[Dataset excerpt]
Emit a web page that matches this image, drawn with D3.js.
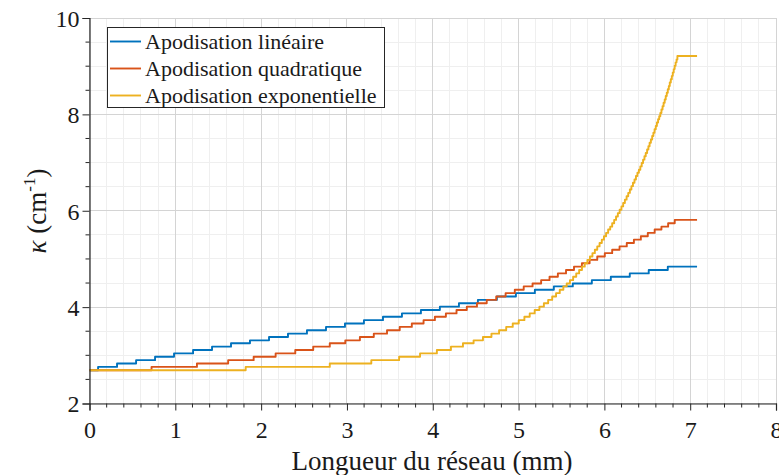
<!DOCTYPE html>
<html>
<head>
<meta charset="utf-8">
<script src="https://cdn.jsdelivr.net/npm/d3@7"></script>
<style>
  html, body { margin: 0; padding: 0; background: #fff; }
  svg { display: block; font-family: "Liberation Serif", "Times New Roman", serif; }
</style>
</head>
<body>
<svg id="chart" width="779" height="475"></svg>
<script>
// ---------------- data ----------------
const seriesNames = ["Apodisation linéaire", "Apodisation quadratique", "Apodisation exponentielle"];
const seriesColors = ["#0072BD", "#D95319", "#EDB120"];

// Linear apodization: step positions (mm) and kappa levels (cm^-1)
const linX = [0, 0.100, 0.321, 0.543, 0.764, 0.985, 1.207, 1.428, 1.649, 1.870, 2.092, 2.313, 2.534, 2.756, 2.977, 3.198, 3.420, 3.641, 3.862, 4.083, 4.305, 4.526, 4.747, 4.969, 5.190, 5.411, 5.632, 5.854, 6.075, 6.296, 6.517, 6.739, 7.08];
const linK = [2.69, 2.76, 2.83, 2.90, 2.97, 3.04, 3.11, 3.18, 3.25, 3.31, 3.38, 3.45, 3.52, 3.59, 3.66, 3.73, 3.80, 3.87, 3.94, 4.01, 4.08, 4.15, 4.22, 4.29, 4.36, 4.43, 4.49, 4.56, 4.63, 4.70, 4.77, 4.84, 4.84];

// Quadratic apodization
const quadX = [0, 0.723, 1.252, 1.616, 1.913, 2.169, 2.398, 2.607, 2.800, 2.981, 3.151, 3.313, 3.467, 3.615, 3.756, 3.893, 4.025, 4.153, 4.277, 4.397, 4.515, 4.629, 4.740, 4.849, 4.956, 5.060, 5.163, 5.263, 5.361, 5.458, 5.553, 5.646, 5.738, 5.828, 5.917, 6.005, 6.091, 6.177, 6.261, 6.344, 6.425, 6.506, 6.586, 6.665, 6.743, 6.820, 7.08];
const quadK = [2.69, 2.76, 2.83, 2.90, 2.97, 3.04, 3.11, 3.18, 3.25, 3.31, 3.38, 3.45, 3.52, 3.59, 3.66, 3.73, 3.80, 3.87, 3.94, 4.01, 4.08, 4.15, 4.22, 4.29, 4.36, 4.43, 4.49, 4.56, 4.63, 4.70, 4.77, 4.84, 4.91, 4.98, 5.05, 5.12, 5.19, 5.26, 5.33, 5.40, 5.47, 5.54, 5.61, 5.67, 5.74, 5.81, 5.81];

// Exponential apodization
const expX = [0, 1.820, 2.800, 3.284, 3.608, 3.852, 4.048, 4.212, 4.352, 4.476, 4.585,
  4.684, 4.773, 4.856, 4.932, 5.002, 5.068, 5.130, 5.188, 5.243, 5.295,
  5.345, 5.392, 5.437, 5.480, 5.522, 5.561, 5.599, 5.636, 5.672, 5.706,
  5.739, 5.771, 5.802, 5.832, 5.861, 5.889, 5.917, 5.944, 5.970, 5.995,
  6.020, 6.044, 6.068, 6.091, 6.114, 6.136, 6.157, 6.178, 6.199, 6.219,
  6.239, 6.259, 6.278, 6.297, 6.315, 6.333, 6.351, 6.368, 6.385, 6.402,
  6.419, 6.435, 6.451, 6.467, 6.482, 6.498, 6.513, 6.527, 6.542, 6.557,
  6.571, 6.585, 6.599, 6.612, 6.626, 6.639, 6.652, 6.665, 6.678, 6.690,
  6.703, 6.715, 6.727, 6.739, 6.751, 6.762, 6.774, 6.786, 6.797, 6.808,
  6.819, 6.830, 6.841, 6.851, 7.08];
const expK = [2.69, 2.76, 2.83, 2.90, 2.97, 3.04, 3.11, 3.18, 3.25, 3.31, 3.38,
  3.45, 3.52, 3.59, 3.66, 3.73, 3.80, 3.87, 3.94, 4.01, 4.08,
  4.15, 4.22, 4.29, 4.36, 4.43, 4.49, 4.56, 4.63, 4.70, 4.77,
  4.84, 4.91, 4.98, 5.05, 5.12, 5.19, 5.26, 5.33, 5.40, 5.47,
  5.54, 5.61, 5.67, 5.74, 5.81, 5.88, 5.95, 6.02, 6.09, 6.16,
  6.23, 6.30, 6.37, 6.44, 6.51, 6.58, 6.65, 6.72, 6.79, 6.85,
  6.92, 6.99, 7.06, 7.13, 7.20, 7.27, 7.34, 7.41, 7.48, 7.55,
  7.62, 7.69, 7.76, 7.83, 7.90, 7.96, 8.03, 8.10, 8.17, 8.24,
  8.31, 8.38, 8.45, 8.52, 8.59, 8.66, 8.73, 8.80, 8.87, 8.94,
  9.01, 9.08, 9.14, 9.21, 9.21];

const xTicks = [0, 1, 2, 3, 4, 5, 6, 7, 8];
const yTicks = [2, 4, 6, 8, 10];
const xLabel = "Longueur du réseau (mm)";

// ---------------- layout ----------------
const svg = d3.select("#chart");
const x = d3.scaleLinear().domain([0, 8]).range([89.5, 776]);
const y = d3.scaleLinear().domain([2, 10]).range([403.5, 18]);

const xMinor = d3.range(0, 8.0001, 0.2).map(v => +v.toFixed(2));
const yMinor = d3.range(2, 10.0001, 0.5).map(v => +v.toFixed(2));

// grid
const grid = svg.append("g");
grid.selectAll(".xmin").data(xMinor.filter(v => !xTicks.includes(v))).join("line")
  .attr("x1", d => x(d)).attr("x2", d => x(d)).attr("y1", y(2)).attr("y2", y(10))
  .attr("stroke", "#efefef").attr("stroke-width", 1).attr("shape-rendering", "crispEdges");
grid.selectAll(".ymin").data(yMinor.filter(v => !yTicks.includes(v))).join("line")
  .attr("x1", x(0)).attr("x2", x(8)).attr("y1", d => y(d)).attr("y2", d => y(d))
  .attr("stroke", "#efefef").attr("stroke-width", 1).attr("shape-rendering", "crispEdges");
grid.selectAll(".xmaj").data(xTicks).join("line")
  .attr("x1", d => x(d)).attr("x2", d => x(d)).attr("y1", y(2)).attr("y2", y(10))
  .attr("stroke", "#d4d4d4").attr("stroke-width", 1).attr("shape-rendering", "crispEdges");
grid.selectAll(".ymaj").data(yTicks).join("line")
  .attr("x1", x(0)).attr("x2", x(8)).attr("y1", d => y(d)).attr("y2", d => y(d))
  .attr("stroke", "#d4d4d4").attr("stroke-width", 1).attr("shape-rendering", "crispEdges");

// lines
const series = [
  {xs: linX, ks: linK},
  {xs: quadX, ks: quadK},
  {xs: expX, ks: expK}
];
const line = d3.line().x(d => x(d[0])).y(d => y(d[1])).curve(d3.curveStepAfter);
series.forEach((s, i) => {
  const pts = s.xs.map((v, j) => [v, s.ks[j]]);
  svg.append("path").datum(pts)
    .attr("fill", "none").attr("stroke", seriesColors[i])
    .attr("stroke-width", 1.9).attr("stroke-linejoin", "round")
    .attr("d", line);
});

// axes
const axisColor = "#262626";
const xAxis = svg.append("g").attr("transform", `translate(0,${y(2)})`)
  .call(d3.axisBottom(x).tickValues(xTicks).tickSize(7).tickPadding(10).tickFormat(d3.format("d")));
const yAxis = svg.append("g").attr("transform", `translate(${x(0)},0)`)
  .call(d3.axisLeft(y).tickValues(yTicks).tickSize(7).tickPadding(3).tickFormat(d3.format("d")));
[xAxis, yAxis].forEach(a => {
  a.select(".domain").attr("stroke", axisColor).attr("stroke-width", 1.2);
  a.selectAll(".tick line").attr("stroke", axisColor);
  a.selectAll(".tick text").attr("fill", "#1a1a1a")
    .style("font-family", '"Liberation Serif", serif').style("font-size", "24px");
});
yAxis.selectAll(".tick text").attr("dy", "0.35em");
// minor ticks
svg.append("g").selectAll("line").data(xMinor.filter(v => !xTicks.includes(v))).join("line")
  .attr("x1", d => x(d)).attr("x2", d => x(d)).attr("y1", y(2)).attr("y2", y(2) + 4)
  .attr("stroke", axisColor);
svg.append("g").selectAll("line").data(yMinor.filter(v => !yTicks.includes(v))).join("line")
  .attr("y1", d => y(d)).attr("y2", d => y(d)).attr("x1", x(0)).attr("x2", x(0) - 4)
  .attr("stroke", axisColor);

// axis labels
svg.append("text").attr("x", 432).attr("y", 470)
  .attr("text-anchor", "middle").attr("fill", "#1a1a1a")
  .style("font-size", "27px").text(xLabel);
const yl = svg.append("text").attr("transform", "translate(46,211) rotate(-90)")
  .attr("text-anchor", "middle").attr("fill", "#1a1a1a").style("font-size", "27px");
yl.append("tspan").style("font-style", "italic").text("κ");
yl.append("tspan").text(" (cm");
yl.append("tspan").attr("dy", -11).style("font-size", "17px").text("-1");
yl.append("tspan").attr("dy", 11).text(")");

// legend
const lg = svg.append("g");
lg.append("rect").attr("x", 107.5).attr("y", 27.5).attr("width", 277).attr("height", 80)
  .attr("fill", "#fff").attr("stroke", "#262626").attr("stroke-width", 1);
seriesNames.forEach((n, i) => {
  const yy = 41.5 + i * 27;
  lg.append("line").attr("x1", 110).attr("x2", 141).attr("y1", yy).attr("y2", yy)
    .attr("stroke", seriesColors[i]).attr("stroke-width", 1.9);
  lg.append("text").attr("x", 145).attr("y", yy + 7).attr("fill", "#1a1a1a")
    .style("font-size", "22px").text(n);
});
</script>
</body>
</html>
---
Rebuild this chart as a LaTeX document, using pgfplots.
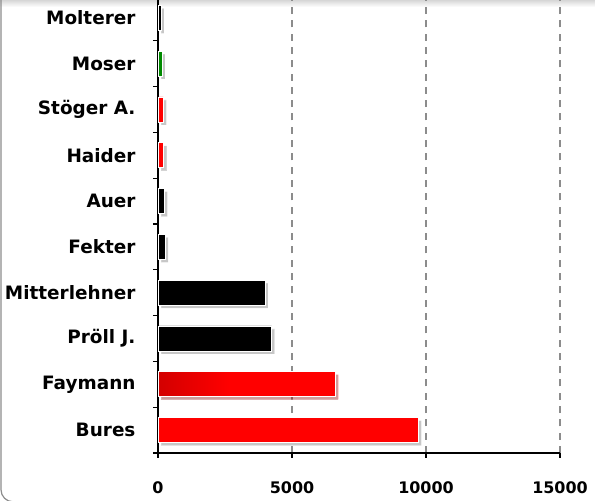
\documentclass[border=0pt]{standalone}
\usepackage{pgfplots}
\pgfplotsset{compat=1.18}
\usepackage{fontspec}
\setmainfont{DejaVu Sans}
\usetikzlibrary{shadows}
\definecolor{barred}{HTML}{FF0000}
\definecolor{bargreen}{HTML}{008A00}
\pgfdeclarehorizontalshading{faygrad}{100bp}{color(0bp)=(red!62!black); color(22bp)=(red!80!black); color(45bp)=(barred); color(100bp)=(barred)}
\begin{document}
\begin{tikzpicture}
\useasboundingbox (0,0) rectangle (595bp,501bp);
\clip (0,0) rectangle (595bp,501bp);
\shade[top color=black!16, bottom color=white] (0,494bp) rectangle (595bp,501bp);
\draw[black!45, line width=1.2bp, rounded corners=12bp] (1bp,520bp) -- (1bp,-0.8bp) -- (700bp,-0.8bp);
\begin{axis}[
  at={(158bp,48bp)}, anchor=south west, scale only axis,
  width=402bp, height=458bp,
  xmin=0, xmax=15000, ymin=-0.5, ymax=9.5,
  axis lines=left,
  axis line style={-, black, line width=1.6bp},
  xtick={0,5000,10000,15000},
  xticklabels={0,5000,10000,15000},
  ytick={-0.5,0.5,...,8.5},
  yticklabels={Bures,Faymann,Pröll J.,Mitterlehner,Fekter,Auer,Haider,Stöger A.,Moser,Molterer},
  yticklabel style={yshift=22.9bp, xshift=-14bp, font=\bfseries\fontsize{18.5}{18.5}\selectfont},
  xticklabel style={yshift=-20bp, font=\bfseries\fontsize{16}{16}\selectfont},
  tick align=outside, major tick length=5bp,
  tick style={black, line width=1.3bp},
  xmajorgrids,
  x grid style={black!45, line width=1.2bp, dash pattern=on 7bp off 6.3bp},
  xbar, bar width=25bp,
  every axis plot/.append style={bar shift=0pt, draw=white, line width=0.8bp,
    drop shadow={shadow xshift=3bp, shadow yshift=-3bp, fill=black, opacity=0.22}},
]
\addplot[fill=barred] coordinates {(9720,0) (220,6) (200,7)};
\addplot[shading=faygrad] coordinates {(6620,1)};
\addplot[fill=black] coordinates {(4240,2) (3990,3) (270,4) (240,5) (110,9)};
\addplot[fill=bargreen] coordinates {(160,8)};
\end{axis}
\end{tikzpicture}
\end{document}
---
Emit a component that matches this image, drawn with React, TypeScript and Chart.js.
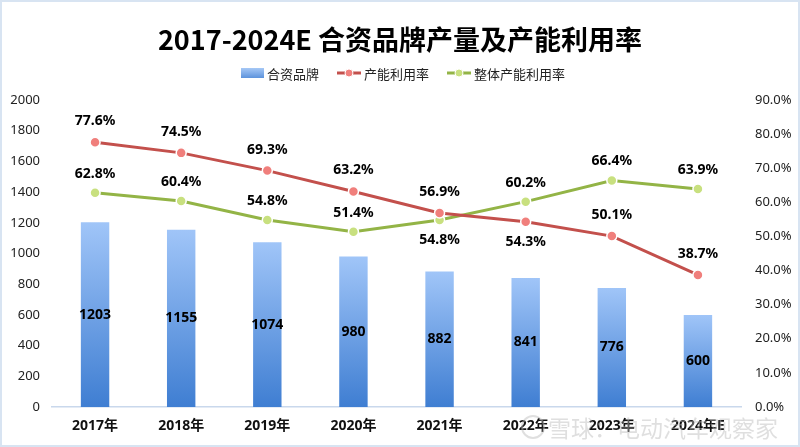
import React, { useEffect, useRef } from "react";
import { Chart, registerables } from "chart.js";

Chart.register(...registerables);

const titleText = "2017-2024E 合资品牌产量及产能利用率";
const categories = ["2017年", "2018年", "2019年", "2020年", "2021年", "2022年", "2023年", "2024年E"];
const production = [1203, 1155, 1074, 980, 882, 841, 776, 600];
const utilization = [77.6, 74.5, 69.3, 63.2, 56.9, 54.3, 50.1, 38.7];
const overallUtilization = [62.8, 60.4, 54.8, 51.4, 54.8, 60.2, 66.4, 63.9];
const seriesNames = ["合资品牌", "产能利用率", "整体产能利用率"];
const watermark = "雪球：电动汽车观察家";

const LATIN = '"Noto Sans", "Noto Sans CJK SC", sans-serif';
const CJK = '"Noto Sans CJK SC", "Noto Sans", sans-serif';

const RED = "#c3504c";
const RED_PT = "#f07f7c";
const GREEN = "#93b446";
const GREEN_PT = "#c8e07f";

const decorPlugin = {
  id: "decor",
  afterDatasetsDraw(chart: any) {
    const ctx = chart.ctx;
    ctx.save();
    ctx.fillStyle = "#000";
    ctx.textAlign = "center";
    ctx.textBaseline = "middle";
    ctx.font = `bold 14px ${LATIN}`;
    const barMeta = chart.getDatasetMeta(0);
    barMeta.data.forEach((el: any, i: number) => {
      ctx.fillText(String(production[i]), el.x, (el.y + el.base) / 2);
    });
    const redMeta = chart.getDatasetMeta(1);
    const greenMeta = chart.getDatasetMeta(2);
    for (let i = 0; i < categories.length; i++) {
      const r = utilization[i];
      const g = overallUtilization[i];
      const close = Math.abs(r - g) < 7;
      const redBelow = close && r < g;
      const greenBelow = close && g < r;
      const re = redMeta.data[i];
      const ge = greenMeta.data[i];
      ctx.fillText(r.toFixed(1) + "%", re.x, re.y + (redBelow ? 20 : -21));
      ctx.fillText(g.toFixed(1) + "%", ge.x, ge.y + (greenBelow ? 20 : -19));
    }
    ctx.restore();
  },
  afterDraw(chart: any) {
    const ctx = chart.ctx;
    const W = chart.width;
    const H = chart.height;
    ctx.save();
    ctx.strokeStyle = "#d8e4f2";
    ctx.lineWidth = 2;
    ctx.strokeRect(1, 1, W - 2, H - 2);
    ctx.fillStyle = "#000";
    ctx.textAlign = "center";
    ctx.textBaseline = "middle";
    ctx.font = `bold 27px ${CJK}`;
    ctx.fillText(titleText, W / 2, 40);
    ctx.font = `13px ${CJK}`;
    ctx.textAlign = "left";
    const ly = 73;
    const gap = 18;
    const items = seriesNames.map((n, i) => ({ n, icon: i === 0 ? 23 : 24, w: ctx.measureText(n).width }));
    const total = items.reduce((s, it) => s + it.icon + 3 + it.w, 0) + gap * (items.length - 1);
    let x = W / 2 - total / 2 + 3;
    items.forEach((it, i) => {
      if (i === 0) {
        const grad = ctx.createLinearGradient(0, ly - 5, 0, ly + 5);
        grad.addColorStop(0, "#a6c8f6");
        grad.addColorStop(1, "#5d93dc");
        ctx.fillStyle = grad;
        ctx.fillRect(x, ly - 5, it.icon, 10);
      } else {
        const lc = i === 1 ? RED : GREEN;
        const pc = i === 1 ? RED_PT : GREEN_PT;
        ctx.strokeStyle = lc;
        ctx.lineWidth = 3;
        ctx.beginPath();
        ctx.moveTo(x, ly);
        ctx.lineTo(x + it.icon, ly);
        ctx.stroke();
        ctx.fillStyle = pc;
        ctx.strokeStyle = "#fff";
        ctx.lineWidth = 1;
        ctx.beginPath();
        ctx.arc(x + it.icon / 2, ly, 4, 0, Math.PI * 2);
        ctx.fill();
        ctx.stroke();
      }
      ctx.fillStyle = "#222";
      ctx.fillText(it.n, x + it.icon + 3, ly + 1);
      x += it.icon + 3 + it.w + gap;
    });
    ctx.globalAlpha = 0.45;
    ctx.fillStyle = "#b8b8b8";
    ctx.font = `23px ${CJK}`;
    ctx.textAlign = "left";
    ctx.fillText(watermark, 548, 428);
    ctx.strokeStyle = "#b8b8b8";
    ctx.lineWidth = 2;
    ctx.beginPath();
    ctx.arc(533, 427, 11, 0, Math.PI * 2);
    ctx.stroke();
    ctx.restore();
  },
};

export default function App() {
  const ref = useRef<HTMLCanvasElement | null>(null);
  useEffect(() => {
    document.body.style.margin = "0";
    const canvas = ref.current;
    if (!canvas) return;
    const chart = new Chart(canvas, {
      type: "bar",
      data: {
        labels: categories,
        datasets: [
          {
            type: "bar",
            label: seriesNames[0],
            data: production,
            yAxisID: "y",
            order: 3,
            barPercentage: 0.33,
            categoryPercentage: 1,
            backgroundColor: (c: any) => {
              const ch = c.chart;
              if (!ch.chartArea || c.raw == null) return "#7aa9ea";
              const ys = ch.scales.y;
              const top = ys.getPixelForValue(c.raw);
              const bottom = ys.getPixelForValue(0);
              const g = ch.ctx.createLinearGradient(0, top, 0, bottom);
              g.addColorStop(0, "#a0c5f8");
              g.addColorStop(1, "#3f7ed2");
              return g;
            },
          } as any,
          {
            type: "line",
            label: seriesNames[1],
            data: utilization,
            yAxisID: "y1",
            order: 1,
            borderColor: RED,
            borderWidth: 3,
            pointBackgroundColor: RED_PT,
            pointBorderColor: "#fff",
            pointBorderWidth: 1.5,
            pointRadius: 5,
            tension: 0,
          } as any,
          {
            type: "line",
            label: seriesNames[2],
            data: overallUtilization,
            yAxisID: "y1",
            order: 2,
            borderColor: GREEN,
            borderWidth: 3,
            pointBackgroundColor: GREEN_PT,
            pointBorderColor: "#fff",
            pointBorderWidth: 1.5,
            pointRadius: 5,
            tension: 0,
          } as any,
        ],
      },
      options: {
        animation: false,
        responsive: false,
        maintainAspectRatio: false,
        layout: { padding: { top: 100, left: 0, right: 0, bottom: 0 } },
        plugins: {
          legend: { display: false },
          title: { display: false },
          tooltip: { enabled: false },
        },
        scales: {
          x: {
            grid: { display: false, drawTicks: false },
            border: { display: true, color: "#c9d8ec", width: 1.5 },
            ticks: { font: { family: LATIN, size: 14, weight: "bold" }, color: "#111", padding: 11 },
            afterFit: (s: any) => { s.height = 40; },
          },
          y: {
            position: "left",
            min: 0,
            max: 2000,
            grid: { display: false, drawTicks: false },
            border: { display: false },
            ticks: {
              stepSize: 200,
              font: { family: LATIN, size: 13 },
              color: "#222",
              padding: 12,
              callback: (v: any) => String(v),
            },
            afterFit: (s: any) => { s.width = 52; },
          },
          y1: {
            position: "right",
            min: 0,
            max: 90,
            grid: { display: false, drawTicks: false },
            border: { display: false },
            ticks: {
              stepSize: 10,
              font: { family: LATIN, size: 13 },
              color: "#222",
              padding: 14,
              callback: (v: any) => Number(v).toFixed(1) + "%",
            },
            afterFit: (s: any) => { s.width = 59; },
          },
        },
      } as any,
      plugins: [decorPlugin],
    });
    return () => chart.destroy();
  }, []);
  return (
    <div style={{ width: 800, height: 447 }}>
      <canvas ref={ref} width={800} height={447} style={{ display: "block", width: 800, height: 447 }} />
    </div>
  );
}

* **WHAT IS NEEDED**: Copy exactly, and copy only, the lines from the one with "Emit a web page" to the one with "5.74, 5.81, 5.81];", ends included. Pictures are not part of the copy.

* **WRITTEN SOLUTION**:
Emit a web page that matches this image, drawn with D3.js.
<!DOCTYPE html>
<html>
<head>
<meta charset="utf-8">
<script src="https://cdn.jsdelivr.net/npm/d3@7"></script>
<style>
  html, body { margin: 0; padding: 0; background: #fff; }
  svg { display: block; font-family: "Liberation Serif", "Times New Roman", serif; }
</style>
</head>
<body>
<svg id="chart" width="779" height="475"></svg>
<script>
// ---------------- data ----------------
const seriesNames = ["Apodisation linéaire", "Apodisation quadratique", "Apodisation exponentielle"];
const seriesColors = ["#0072BD", "#D95319", "#EDB120"];

// Linear apodization: step positions (mm) and kappa levels (cm^-1)
const linX = [0, 0.100, 0.321, 0.543, 0.764, 0.985, 1.207, 1.428, 1.649, 1.870, 2.092, 2.313, 2.534, 2.756, 2.977, 3.198, 3.420, 3.641, 3.862, 4.083, 4.305, 4.526, 4.747, 4.969, 5.190, 5.411, 5.632, 5.854, 6.075, 6.296, 6.517, 6.739, 7.08];
const linK = [2.69, 2.76, 2.83, 2.90, 2.97, 3.04, 3.11, 3.18, 3.25, 3.31, 3.38, 3.45, 3.52, 3.59, 3.66, 3.73, 3.80, 3.87, 3.94, 4.01, 4.08, 4.15, 4.22, 4.29, 4.36, 4.43, 4.49, 4.56, 4.63, 4.70, 4.77, 4.84, 4.84];

// Quadratic apodization
const quadX = [0, 0.723, 1.252, 1.616, 1.913, 2.169, 2.398, 2.607, 2.800, 2.981, 3.151, 3.313, 3.467, 3.615, 3.756, 3.893, 4.025, 4.153, 4.277, 4.397, 4.515, 4.629, 4.740, 4.849, 4.956, 5.060, 5.163, 5.263, 5.361, 5.458, 5.553, 5.646, 5.738, 5.828, 5.917, 6.005, 6.091, 6.177, 6.261, 6.344, 6.425, 6.506, 6.586, 6.665, 6.743, 6.820, 7.08];
const quadK = [2.69, 2.76, 2.83, 2.90, 2.97, 3.04, 3.11, 3.18, 3.25, 3.31, 3.38, 3.45, 3.52, 3.59, 3.66, 3.73, 3.80, 3.87, 3.94, 4.01, 4.08, 4.15, 4.22, 4.29, 4.36, 4.43, 4.49, 4.56, 4.63, 4.70, 4.77, 4.84, 4.91, 4.98, 5.05, 5.12, 5.19, 5.26, 5.33, 5.40, 5.47, 5.54, 5.61, 5.67, 5.74, 5.81, 5.81];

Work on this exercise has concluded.